[The exercise] Produce an exact transcription of the listing below, omitting the pictures.

[Data section]
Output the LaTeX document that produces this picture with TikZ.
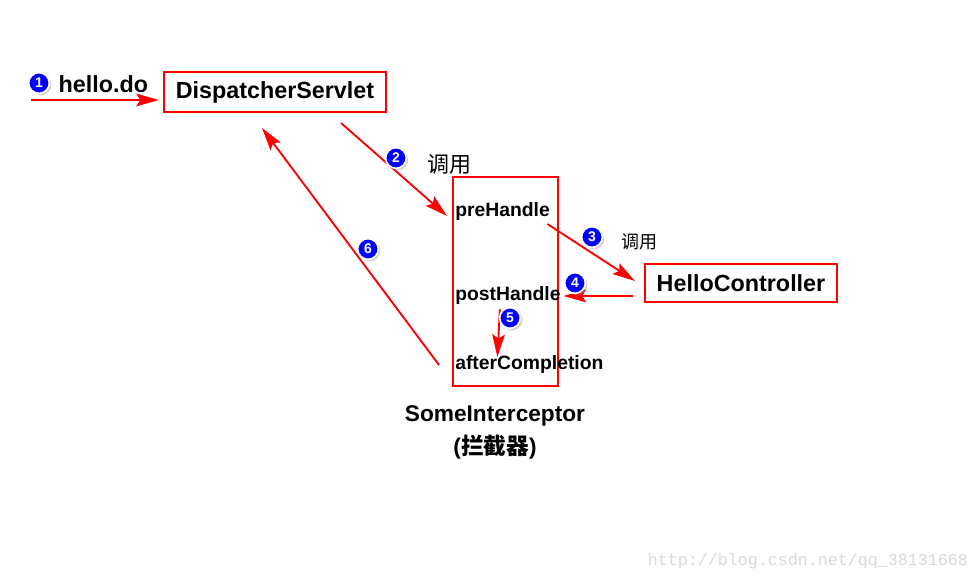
\documentclass[tikz,border=0pt]{standalone}
\usepackage{fontspec}
\setmainfont{Liberation Sans}
\setmonofont{Liberation Mono}
\newfontfamily\cjk{Noto Sans CJK SC}
\usepackage{tikz}
\usetikzlibrary{positioning, arrows.meta, calc, shadows}

\begin{document}
\begin{tikzpicture}[
    x=0.75pt, y=-0.75pt,
    box/.style={
        rectangle, draw=red, line width=1.5pt, fill=white,
        inner sep=0pt, font=\fontsize{17.5}{20}\selectfont\bfseries
    },
    stage/.style={
        inner sep=0pt, anchor=west,
        font=\fontsize{14.5}{17}\selectfont\bfseries
    },
    ball/.style={
        circle, fill=blue, draw=white, line width=1.2pt, inner sep=0pt,
        minimum size=15.5pt, text=white,
        font=\fontsize{10.5}{11}\selectfont\bfseries,
        drop shadow={shadow xshift=1.5pt, shadow yshift=-1.5pt, opacity=0.35}
    },
    call/.style={font=\cjk},
    flow/.style={-{Stealth[length=17pt, width=9.5pt, inset=3pt]}, red, line width=1.4pt},
    title/.style={font=\fontsize{17}{20}\selectfont\bfseries}
]
\useasboundingbox (0,0) rectangle (979,581);

% === Main boxes ===
\node[box, minimum width=166.5pt, minimum height=30pt] (servlet) at (275,92)
    {DispatcherServlet};
\node[box, minimum width=78.75pt, minimum height=156.75pt] (inter) at (505.5,281.5) {};
\node[box, minimum width=144pt, minimum height=28.5pt] (hello) at (741,283)
    {HelloController};

% Interceptor methods
\node[stage] (pre) at (455,212) {preHandle};
\node[stage] (post) at (455,296) {postHandle};
\node[stage] (after) at (455,365) {afterCompletion};

\node[title] (name) at (495,416) {SomeInterceptor};
\node[title] (cname) at (495,447) {({\cjk\bfseries 拦截器})};

% === Request ===
\coordinate (start) at (31,100);
\node[font=\fontsize{17.5}{20}\selectfont\bfseries, anchor=west] (req) at (54,84) {hello.do};
\node[ball] (n1) at (39,83) {1};
\draw[flow] (start) -- ([xshift=-3pt, yshift=-6pt]servlet.west);

% === Calls ===
\draw[flow] ([xshift=-34.5pt, yshift=-7.5pt]servlet.south east) -- ([xshift=-6pt, yshift=-3pt]pre.west);
\node[ball] (n2) at (396,158) {2};
\node[call, font=\cjk\fontsize{16.5}{18}\selectfont] (call1) at (449,164) {调用};

\draw[flow] ([xshift=-2pt, yshift=-9pt]pre.east) -- ([xshift=-6.75pt, yshift=1.5pt]hello.west);
\node[ball] (n3) at (592,237) {3};
\node[call, font=\cjk\fontsize{13.5}{15}\selectfont] (call2) at (639,242) {调用};

\draw[flow] ([xshift=-8pt, yshift=-9.75pt]hello.west) -- ([xshift=2pt]post.east);
\node[ball] (n4) at (575,283) {4};

\draw[flow] ([xshift=-6pt, yshift=-3pt]post.south) -- ([xshift=-24pt, yshift=-1pt]after.north);
\node[ball] (n5) at (510,318) {5};

% === Return ===
\draw[flow] ([xshift=-9.75pt, yshift=-62.6pt]inter.west) -- ([xshift=-9.75pt, yshift=-11.25pt]servlet.south);
\node[ball] (n6) at (368,249) {6};

% watermark
\node[font=\ttfamily\fontsize{12.5}{14}\selectfont, text=gray!30] (mark) at (808,561)
    {http://blog.csdn.net/qq\_38131668};

\end{tikzpicture}
\end{document}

[Finished answer]
Output the LaTeX document that produces this picture with TikZ.
\documentclass[tikz,border=0pt]{standalone}
\usepackage{fontspec}
\setmainfont{Liberation Sans}
\setmonofont{Liberation Mono}
\newfontfamily\cjk{Noto Sans CJK SC}
\usepackage{tikz}
\usetikzlibrary{positioning, arrows.meta, calc, shadows}

\begin{document}
\begin{tikzpicture}[
    x=0.75pt, y=-0.75pt,
    box/.style={
        rectangle, draw=red, line width=1.5pt, fill=white,
        inner sep=0pt, font=\fontsize{17.5}{20}\selectfont\bfseries
    },
    stage/.style={
        inner sep=0pt, anchor=west,
        font=\fontsize{14.5}{17}\selectfont\bfseries
    },
    ball/.style={
        circle, fill=blue, draw=white, line width=1.2pt, inner sep=0pt,
        minimum size=15.5pt, text=white,
        font=\fontsize{10.5}{11}\selectfont\bfseries,
        drop shadow={shadow xshift=1.5pt, shadow yshift=-1.5pt, opacity=0.35}
    },
    call/.style={font=\cjk},
    flow/.style={-{Stealth[length=17pt, width=9.5pt, inset=3pt]}, red, line width=1.4pt},
    title/.style={font=\fontsize{17}{20}\selectfont\bfseries}
]
\useasboundingbox (0,0) rectangle (979,581);

% === Main boxes ===
\node[box, minimum width=166.5pt, minimum height=30pt] (servlet) at (275,92)
    {DispatcherServlet};
\node[box, minimum width=78.75pt, minimum height=156.75pt] (inter) at (505.5,281.5) {};
\node[box, minimum width=144pt, minimum height=28.5pt] (hello) at (741,283)
    {HelloController};

% Interceptor methods
\node[stage] (pre) at (455,212) {preHandle};
\node[stage] (post) at (455,296) {postHandle};
\node[stage] (after) at (455,365) {afterCompletion};

\node[title] (name) at (495,416) {SomeInterceptor};
\node[title] (cname) at (495,447) {({\cjk\bfseries 拦截器})};

% === Request ===
\coordinate (start) at (31,100);
\node[font=\fontsize{17.5}{20}\selectfont\bfseries, anchor=west] (req) at (54,84) {hello.do};
\node[ball] (n1) at (39,83) {1};
\draw[flow] (start) -- ([xshift=-3pt, yshift=-6pt]servlet.west);

% === Calls ===
\draw[flow] ([xshift=-34.5pt, yshift=-7.5pt]servlet.south east) -- ([xshift=-6pt, yshift=-3pt]pre.west);
\node[ball] (n2) at (396,158) {2};
\node[call, font=\cjk\fontsize{16.5}{18}\selectfont] (call1) at (449,164) {调用};

\draw[flow] ([xshift=-2pt, yshift=-9pt]pre.east) -- ([xshift=-6.75pt, yshift=1.5pt]hello.west);
\node[ball] (n3) at (592,237) {3};
\node[call, font=\cjk\fontsize{13.5}{15}\selectfont] (call2) at (639,242) {调用};

\draw[flow] ([xshift=-8pt, yshift=-9.75pt]hello.west) -- ([xshift=2pt]post.east);
\node[ball] (n4) at (575,283) {4};

\draw[flow] ([xshift=-6pt, yshift=-3pt]post.south) -- ([xshift=-24pt, yshift=-1pt]after.north);
\node[ball] (n5) at (510,318) {5};

% === Return ===
\draw[flow] ([xshift=-9.75pt, yshift=-62.6pt]inter.west) -- ([xshift=-9.75pt, yshift=-11.25pt]servlet.south);
\node[ball] (n6) at (368,249) {6};

% watermark
\node[font=\ttfamily\fontsize{12.5}{14}\selectfont, text=gray!30] (mark) at (808,561)
    {http://blog.csdn.net/qq\_38131668};

\end{tikzpicture}
\end{document}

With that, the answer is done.